> **Given problem**:
Determine how many lines include the string "chart". Output that number only.

> **Given material**:
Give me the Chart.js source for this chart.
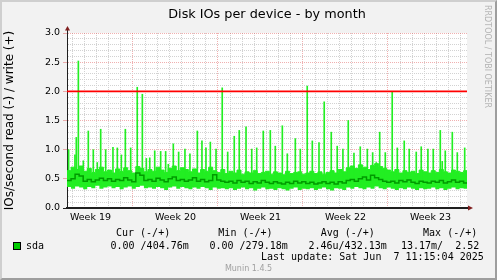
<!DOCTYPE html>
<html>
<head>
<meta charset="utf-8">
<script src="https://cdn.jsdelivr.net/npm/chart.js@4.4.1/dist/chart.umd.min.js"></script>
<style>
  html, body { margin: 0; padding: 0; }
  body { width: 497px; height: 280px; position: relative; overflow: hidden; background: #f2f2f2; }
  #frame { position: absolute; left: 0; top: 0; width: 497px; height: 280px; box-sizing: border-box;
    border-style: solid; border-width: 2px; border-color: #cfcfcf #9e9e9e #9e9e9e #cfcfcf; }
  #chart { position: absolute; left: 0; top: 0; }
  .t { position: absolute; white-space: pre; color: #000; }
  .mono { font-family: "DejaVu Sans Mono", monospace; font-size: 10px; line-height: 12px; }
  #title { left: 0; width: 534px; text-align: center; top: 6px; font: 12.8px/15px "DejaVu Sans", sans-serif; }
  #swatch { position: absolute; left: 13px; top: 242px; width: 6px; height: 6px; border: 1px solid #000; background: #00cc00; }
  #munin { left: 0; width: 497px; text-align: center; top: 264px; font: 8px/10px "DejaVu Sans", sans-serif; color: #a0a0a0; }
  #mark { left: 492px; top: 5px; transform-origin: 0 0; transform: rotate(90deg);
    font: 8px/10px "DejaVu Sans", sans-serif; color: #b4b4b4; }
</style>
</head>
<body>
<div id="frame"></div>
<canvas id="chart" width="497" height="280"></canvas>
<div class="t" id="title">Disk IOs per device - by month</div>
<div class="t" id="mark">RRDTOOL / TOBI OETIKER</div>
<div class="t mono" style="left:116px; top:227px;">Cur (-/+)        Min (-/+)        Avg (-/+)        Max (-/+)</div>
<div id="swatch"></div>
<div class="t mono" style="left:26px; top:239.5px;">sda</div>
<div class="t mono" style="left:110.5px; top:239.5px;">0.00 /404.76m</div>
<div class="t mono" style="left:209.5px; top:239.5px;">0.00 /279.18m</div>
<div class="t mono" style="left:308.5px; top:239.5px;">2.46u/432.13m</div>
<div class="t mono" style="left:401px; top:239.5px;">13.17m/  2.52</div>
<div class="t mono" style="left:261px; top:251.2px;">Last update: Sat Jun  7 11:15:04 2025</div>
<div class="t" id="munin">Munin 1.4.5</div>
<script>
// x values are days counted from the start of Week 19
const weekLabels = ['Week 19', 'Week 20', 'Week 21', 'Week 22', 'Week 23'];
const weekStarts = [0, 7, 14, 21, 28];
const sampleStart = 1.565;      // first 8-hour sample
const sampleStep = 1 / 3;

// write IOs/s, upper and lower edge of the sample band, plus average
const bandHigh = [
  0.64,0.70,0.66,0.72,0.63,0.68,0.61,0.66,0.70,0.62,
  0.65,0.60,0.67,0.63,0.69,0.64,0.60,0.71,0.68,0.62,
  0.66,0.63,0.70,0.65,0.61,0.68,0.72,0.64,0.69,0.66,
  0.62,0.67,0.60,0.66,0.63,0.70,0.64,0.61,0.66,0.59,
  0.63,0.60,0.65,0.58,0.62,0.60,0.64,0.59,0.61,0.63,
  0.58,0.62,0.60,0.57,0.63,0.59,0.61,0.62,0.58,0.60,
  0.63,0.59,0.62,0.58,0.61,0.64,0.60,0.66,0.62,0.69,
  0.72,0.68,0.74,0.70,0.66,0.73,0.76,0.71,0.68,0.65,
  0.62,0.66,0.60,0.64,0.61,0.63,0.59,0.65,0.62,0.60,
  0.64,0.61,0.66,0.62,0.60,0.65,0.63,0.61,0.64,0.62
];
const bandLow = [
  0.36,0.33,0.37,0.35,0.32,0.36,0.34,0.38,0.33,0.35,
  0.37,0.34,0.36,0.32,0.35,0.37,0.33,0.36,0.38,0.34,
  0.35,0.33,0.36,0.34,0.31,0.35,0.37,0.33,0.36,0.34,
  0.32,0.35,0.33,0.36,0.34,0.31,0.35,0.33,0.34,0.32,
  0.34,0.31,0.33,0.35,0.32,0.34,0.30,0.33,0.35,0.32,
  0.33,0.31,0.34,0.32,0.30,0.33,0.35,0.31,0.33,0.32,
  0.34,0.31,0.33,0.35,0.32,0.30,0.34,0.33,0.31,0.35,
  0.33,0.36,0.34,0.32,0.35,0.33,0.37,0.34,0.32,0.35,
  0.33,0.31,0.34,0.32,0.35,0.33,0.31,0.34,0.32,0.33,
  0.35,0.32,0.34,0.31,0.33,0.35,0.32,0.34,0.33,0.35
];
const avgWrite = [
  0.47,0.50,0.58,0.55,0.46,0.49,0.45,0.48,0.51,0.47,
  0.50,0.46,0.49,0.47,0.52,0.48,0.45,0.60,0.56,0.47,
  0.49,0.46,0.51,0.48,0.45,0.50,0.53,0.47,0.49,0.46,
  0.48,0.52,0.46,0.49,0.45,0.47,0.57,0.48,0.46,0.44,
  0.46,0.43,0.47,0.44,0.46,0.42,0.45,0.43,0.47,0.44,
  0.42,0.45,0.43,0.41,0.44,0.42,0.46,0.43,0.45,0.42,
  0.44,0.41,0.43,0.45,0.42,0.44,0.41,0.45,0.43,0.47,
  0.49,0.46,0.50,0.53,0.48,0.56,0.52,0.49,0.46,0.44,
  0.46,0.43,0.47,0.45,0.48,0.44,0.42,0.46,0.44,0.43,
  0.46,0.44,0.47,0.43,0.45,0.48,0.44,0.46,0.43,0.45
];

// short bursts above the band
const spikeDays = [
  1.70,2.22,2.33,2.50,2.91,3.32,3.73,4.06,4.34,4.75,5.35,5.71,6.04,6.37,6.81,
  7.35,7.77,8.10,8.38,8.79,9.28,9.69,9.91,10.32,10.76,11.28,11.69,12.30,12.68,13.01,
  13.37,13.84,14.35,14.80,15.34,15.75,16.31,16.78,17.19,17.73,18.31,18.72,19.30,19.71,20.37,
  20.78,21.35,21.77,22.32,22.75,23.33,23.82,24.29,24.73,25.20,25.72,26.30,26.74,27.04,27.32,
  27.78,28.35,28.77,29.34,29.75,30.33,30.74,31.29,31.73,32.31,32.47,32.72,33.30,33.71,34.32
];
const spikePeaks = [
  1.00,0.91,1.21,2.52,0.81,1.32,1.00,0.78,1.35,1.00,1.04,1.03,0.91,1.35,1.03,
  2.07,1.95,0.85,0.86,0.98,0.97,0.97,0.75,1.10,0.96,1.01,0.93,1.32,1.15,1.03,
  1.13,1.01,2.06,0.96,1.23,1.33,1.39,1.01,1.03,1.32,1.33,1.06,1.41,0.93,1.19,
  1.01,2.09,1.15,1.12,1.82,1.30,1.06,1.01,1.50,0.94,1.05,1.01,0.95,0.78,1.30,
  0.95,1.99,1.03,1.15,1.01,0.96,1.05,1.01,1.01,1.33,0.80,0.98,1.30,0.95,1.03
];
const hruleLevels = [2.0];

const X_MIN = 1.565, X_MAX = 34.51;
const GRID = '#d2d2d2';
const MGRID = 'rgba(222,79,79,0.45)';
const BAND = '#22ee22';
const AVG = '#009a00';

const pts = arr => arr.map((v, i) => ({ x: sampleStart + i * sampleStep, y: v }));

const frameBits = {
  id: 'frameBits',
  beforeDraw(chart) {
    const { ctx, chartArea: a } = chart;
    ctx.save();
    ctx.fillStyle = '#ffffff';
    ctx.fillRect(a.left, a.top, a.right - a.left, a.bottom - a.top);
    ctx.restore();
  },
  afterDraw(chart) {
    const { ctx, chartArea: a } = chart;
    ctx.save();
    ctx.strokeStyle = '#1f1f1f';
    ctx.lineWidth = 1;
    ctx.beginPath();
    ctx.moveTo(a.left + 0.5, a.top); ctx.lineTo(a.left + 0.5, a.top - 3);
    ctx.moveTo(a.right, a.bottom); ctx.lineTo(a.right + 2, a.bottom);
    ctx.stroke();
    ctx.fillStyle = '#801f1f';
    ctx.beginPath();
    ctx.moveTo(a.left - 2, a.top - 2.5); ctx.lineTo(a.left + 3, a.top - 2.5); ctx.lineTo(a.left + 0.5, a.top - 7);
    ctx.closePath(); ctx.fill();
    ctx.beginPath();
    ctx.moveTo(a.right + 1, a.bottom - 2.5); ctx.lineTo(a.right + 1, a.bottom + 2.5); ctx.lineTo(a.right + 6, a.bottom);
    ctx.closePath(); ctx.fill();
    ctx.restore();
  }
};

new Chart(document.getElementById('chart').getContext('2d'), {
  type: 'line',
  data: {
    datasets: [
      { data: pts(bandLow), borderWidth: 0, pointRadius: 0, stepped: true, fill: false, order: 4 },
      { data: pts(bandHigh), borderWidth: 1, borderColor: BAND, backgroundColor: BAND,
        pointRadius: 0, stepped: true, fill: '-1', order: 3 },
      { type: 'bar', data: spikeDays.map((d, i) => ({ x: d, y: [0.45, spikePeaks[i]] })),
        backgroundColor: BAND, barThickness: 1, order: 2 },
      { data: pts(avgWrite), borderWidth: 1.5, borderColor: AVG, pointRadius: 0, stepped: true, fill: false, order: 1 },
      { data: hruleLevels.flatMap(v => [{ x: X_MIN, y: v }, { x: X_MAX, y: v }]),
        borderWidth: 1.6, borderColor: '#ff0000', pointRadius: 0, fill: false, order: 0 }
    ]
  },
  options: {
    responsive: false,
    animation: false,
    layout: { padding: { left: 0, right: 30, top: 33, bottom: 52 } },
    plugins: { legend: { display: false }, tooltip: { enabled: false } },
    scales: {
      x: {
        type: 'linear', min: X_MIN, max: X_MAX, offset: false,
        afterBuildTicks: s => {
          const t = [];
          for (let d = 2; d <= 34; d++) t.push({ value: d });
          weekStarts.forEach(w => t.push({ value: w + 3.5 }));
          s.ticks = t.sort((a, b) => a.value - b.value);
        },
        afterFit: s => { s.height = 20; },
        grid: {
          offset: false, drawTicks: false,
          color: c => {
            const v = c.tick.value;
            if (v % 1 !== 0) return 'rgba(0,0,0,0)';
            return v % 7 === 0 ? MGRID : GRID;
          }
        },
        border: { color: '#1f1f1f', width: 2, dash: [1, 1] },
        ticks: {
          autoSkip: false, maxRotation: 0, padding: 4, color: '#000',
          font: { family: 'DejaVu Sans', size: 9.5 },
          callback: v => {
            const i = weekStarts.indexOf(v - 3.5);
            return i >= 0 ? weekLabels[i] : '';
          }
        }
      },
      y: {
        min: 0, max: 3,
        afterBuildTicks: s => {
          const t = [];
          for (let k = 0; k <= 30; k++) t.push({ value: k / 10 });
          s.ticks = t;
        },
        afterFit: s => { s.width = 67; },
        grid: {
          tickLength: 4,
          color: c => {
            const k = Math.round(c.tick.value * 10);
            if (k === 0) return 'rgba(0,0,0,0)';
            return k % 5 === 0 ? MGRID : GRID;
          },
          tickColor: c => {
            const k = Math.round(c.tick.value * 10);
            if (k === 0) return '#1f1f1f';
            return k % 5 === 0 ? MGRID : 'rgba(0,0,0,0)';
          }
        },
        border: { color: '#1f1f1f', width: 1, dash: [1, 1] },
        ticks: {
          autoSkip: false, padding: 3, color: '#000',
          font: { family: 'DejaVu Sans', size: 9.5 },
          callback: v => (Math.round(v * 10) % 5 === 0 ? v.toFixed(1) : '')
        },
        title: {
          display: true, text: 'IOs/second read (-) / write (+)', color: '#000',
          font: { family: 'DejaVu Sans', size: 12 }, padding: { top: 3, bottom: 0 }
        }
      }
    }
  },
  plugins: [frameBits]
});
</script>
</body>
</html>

> **Full output**:
9